How it ended and the peace settlements. Exhaustion, shifting alliances, and long negotiation led to general peace talks that began in the early 1640s and concluded in 1648 at two Westphalian cities: Münster and Osnabrück. The resulting agreements, collectively known as the Peace of Westphalia (signed in October 1648, with a related Spanish-Dutch settlement earlier in the year), comprised multiple treaties that together ended the fighting and reworked constitutional arrangements within the Empire and in western Europe. The Peace confirmed the principle that rulers of imperial states had the right to determine their territory’s religion (extending legal recognition to Calvinism alongside Catholicism and Lutheranism), recognized the sovereignty of German princes vis-à-vis the emperor in many practical matters, and granted territorial gains to France and Sweden (both secured lands and increased prestige). The settlement curbed the universal pretension of the Habsburg emperors, affirmed the independent status of the Dutch Republic (already effectively independent after decades of war), and is often credited with laying groundwork for the modern system of sovereign states. The core treaties and their signed text are preserved in collections such as the Avalon Project at Yale and in archival publications of the Westphalian negotiations. 

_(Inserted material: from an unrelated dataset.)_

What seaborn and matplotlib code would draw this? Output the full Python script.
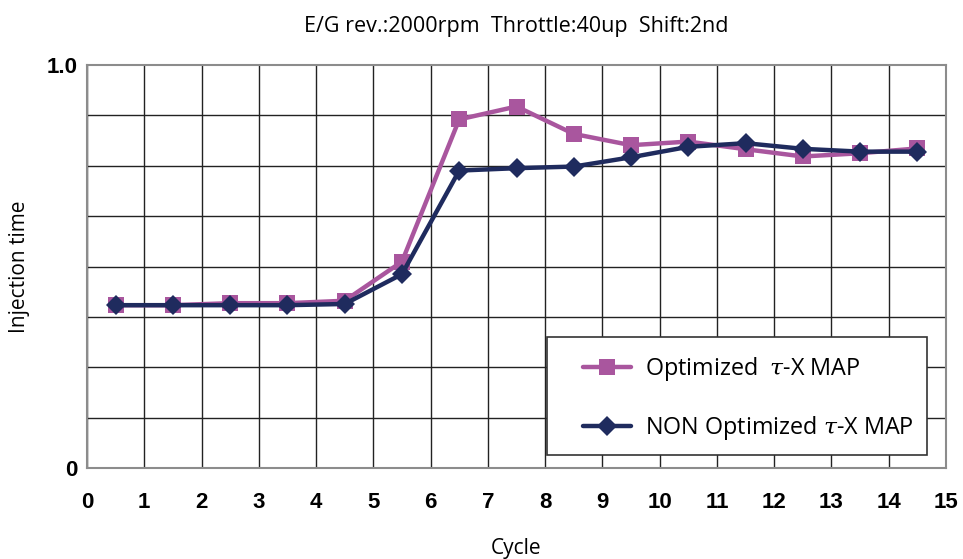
import matplotlib
matplotlib.use('Agg')
import matplotlib.pyplot as plt
from matplotlib.patches import Rectangle
import seaborn as sns
import pandas as pd
import numpy as np

# cycle positions (markers sit at the middle of each cycle)
cycle = [0.5, 1.5, 2.5, 3.5, 4.5, 5.5, 6.5, 7.5, 8.5, 9.5, 10.5, 11.5, 12.5, 13.5, 14.5]
optimized = [0.404, 0.404, 0.409, 0.409, 0.415, 0.512, 0.865, 0.897, 0.829,
             0.801, 0.810, 0.791, 0.773, 0.781, 0.793]
non_optimized = [0.404, 0.404, 0.404, 0.404, 0.407, 0.481, 0.738, 0.744, 0.748,
                 0.771, 0.797, 0.806, 0.792, 0.785, 0.785]
x_ticks = list(range(0, 16))

df = pd.DataFrame({'cycle': cycle, 'opt': optimized, 'non': non_optimized})

sns.set_style('white')
plt.rcParams['mathtext.fontset'] = 'dejavuserif'
plt.rcParams['text.color'] = 'black'
plt.rcParams['axes.labelcolor'] = 'black'

fig = plt.figure(figsize=(9.63, 5.59), dpi=100)
ax = fig.add_axes([87 / 963, 1 - 468 / 559, (946 - 87) / 963, (468 - 65) / 559])

pink = '#A9569E'
navy = '#1F2B5E'

sns.lineplot(data=df, x='cycle', y='opt', ax=ax, color=pink, lw=3.2,
             marker='s', markersize=11, markeredgewidth=0,
             label=r'Optimized  $\tau$-X MAP')
sns.lineplot(data=df, x='cycle', y='non', ax=ax, color=navy, lw=3.2,
             marker='D', markersize=10, markeredgewidth=0,
             label=r'NON Optimized $\tau$-X MAP')

ax.set_xlim(0, 15)
ax.set_ylim(0, 1.0)
ax.set_xticks(x_ticks)
ax.set_yticks([0, 1.0])
ax.set_yticklabels(['0', '1.0'])
ax.set_yticks(np.arange(0, 1.0001, 0.125), minor=True)
ax.grid(True, which='major', axis='x', color='#222222', lw=1.0)
ax.grid(True, which='minor', axis='y', color='#222222', lw=1.0)
ax.set_axisbelow(True)
for s in ax.spines.values():
    s.set_color('#8c8c8c')
    s.set_linewidth(1.5)

ax.tick_params(axis='both', which='both', length=0, labelcolor='black')
ax.tick_params(axis='x', pad=17)
ax.tick_params(axis='y', pad=7)
for lab in ax.get_xticklabels() + ax.get_yticklabels():
    lab.set_fontfamily('Liberation Sans')
    lab.set_fontweight('bold')
    lab.set_fontsize(16)

ax.set_xlabel('Cycle', fontfamily='Open Sans', fontsize=15, labelpad=18)
ax.set_ylabel('Injection time', fontfamily='Open Sans', fontsize=15, labelpad=12)
ax.set_title('E/G rev.:2000rpm  Throttle:40up  Shift:2nd', fontfamily='Open Sans',
             fontsize=15.5, pad=24)

# legend box (white panel with a dark outline), legend entries drawn inside it
box = Rectangle((0.5355, 0.0323), 0.4424, 0.2928, transform=ax.transAxes,
                facecolor='white', edgecolor='#333333', lw=1.2, zorder=5)
ax.add_patch(box)
leg = ax.legend(loc='center left', bbox_to_anchor=(0.5774, 0.1725), frameon=False,
                prop={'family': 'Open Sans', 'size': 16.8}, handlelength=2.06,
                labelspacing=1.33, borderpad=0, handletextpad=0.6,
                borderaxespad=0)
leg.set_zorder(6)

fig.savefig('out.png', dpi=100)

Immediate political and long-term consequences. Practically, the Empire became more politically fragmented: many princes gained greater autonomy, the emperor’s direct control over internal affairs was reduced, and a balance of power (especially between France and the Habsburgs) shifted westward. Religiously, the settlement ended a phase of confessional warfare among the major Western Christian confessions by acknowledging pluralism within the Empire’s political units. Economically and socially, vast tracts of central Europe suffered depopulation, commercial disruption, and slower development for decades afterward. The war also contributed to military and administrative changes — larger standing armies, more centralized state administration in France and Sweden, and evolving rules of diplomacy — which shaped the later seventeenth and eighteenth centuries. 

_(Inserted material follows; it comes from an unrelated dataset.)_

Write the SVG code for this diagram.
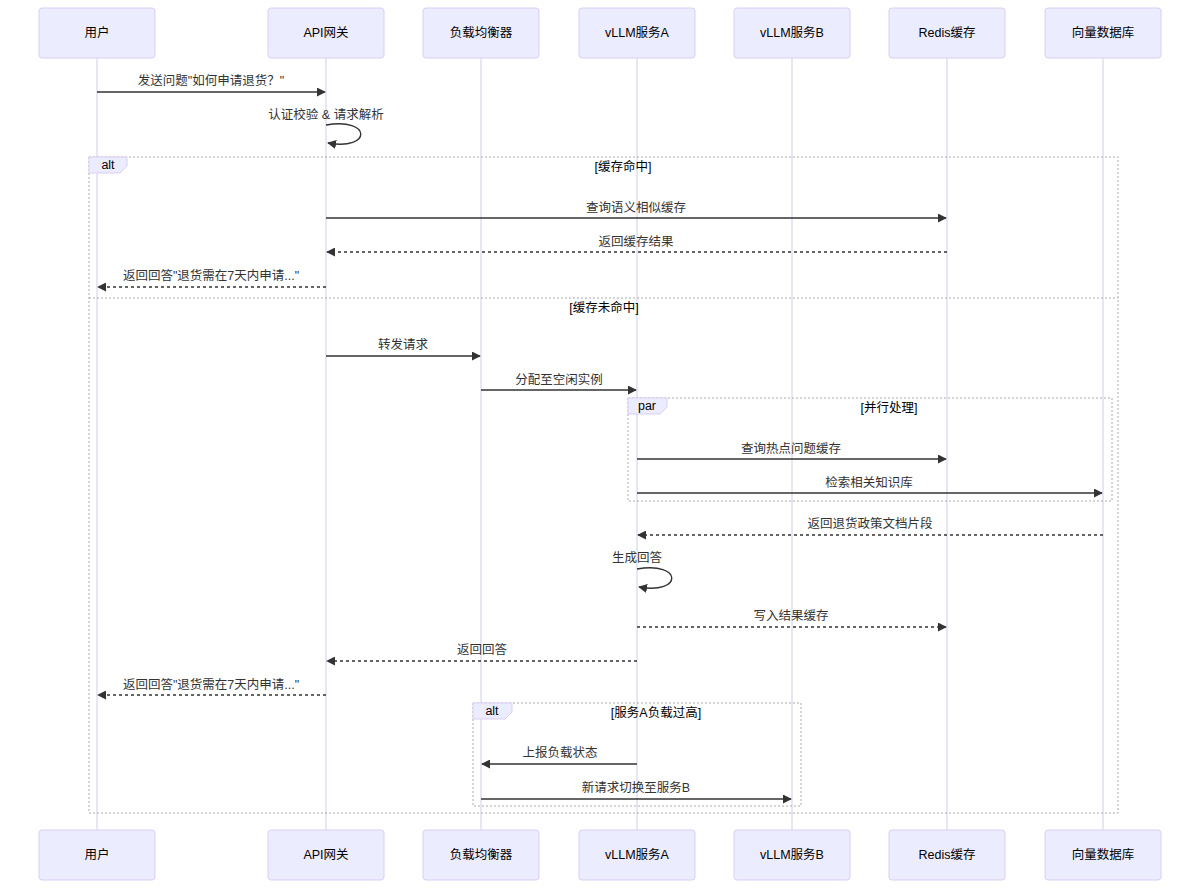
<svg xmlns="http://www.w3.org/2000/svg" width="1200" height="889" viewBox="0 0 1200 889">
<style>
text{font-family:"Liberation Sans","Noto Sans CJK SC",sans-serif;font-size:12.5px;fill:#333;}
.actor rect{fill:#ECECFF;stroke:#DACEF3;stroke-width:1;}
.actor text{text-anchor:middle;dominant-baseline:central;font-size:12.5px;fill:#000;}
.life{stroke:#CFCDE6;stroke-width:1;}
.msg{stroke:#333;stroke-width:1.4;fill:none;}
.dash{stroke-dasharray:3,3;}
.mt{text-anchor:middle;}
.loop{fill:none;stroke:#aaa;stroke-width:1;stroke-dasharray:2,2;}
.lbl{fill:#ECECFF;stroke:#DACEF3;stroke-width:1;}
.lt{text-anchor:middle;dominant-baseline:central;fill:#000;}
.cond{text-anchor:middle;dominant-baseline:central;fill:#000;}
</style>
<defs>
<marker id="ah" viewBox="0 0 10 10" refX="9" refY="5" markerWidth="9" markerHeight="9" markerUnits="userSpaceOnUse" orient="auto">
<path d="M0,0 L10,5 L0,10 z" fill="#333"/>
</marker>
</defs>
<g id="lifelines">
<line class="life" x1="97" y1="58" x2="97" y2="830"/>
<line class="life" x1="326" y1="58" x2="326" y2="830"/>
<line class="life" x1="481" y1="58" x2="481" y2="830"/>
<line class="life" x1="637" y1="58" x2="637" y2="830"/>
<line class="life" x1="792" y1="58" x2="792" y2="830"/>
<line class="life" x1="947" y1="58" x2="947" y2="830"/>
<line class="life" x1="1103" y1="58" x2="1103" y2="830"/>
</g>
<g id="frames">
<rect class="loop" x="89" y="157" width="1029" height="656"/>
<line class="loop" x1="89" y1="298" x2="1118" y2="298"/>
<polygon class="lbl" points="89,157 127,157 127,166 120,173 89,173"/>
<text class="lt" x="108" y="165">alt</text>
<text class="cond" x="623" y="167">[缓存命中]</text>
<text class="cond" x="604" y="308">[缓存未命中]</text>
<rect class="loop" x="628" y="398" width="484" height="103"/>
<polygon class="lbl" points="628,398 667,398 667,407 660,414 628,414"/>
<text class="lt" x="647" y="406">par</text>
<text class="cond" x="889" y="408">[并行处理]</text>
<rect class="loop" x="473" y="703" width="328" height="103"/>
<polygon class="lbl" points="473,703 512,703 512,712 505,719 473,719"/>
<text class="lt" x="492" y="711">alt</text>
<text class="cond" x="656" y="713">[服务A负载过高]</text>
</g>
<g id="actor-top">
<g id="user" class="actor"><rect x="39" y="8" width="116" height="50" rx="3"/><text x="97" y="33">用户</text></g>
<g id="gateway" class="actor"><rect x="268" y="8" width="116" height="50" rx="3"/><text x="326" y="33">API网关</text></g>
<g id="lb" class="actor"><rect x="423" y="8" width="116" height="50" rx="3"/><text x="481" y="33">负载均衡器</text></g>
<g id="vllmA" class="actor"><rect x="579" y="8" width="116" height="50" rx="3"/><text x="637" y="33">vLLM服务A</text></g>
<g id="vllmB" class="actor"><rect x="734" y="8" width="116" height="50" rx="3"/><text x="792" y="33">vLLM服务B</text></g>
<g id="redis" class="actor"><rect x="889" y="8" width="116" height="50" rx="3"/><text x="947" y="33">Redis缓存</text></g>
<g id="vdb" class="actor"><rect x="1045" y="8" width="116" height="50" rx="3"/><text x="1103" y="33">向量数据库</text></g>
</g>
<g id="actor-bottom">
<g id="user-b" class="actor"><rect x="39" y="830" width="116" height="50" rx="3"/><text x="97" y="855">用户</text></g>
<g id="gateway-b" class="actor"><rect x="268" y="830" width="116" height="50" rx="3"/><text x="326" y="855">API网关</text></g>
<g id="lb-b" class="actor"><rect x="423" y="830" width="116" height="50" rx="3"/><text x="481" y="855">负载均衡器</text></g>
<g id="vllmA-b" class="actor"><rect x="579" y="830" width="116" height="50" rx="3"/><text x="637" y="855">vLLM服务A</text></g>
<g id="vllmB-b" class="actor"><rect x="734" y="830" width="116" height="50" rx="3"/><text x="792" y="855">vLLM服务B</text></g>
<g id="redis-b" class="actor"><rect x="889" y="830" width="116" height="50" rx="3"/><text x="947" y="855">Redis缓存</text></g>
<g id="vdb-b" class="actor"><rect x="1045" y="830" width="116" height="50" rx="3"/><text x="1103" y="855">向量数据库</text></g>
</g>
<g id="connectors">
<line class="msg" x1="97" y1="92" x2="325" y2="92" marker-end="url(#ah)"/>
<text class="mt" x="211" y="85">发送问题"如何申请退货？"</text>
<path class="msg" d="M326,125 C372,117 372,151 328,143" marker-end="url(#ah)"/>
<text class="mt" x="326" y="119">认证校验 &amp; 请求解析</text>
<line class="msg" x1="326" y1="218" x2="946" y2="218" marker-end="url(#ah)"/>
<text class="mt" x="636" y="212">查询语义相似缓存</text>
<line class="msg dash" x1="947" y1="252" x2="327" y2="252" marker-end="url(#ah)"/>
<text class="mt" x="636" y="246">返回缓存结果</text>
<line class="msg dash" x1="326" y1="287" x2="98" y2="287" marker-end="url(#ah)"/>
<text class="mt" x="211" y="280">返回回答"退货需在7天内申请..."</text>
<line class="msg" x1="326" y1="356" x2="480" y2="356" marker-end="url(#ah)"/>
<text class="mt" x="403" y="349">转发请求</text>
<line class="msg" x1="481" y1="390" x2="636" y2="390" marker-end="url(#ah)"/>
<text class="mt" x="559" y="384">分配至空闲实例</text>
<line class="msg" x1="637" y1="459" x2="946" y2="459" marker-end="url(#ah)"/>
<text class="mt" x="791" y="453">查询热点问题缓存</text>
<line class="msg" x1="637" y1="493" x2="1102" y2="493" marker-end="url(#ah)"/>
<text class="mt" x="869" y="487">检索相关知识库</text>
<line class="msg dash" x1="1103" y1="535" x2="638" y2="535" marker-end="url(#ah)"/>
<text class="mt" x="870" y="528">返回退货政策文档片段</text>
<path class="msg" d="M637,569 C683,561 683,595 639,587" marker-end="url(#ah)"/>
<text class="mt" x="637" y="562">生成回答</text>
<line class="msg dash" x1="637" y1="627" x2="946" y2="627" marker-end="url(#ah)"/>
<text class="mt" x="791" y="620">写入结果缓存</text>
<line class="msg dash" x1="637" y1="661" x2="327" y2="661" marker-end="url(#ah)"/>
<text class="mt" x="482" y="654">返回回答</text>
<line class="msg dash" x1="326" y1="695" x2="98" y2="695" marker-end="url(#ah)"/>
<text class="mt" x="211" y="689">返回回答"退货需在7天内申请..."</text>
<line class="msg" x1="637" y1="764" x2="482" y2="764" marker-end="url(#ah)"/>
<text class="mt" x="560" y="757">上报负载状态</text>
<line class="msg" x1="481" y1="799" x2="791" y2="799" marker-end="url(#ah)"/>
<text class="mt" x="636" y="792">新请求切换至服务B</text>
</g>
</svg>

Why the war still matters. The Thirty Years’ War is remembered not only for its appalling human cost but also for its decisive role in moving Europe away from confessional empires toward territorially defined sovereign states. The Peace of Westphalia became a reference point (often mythologized) for later ideas about state sovereignty and interstate order. And because the war combined religious, dynastic, and great-power politics with catastrophic social impact, it is a key episode for understanding the transition from late medieval/early modern polities to the modern European state system.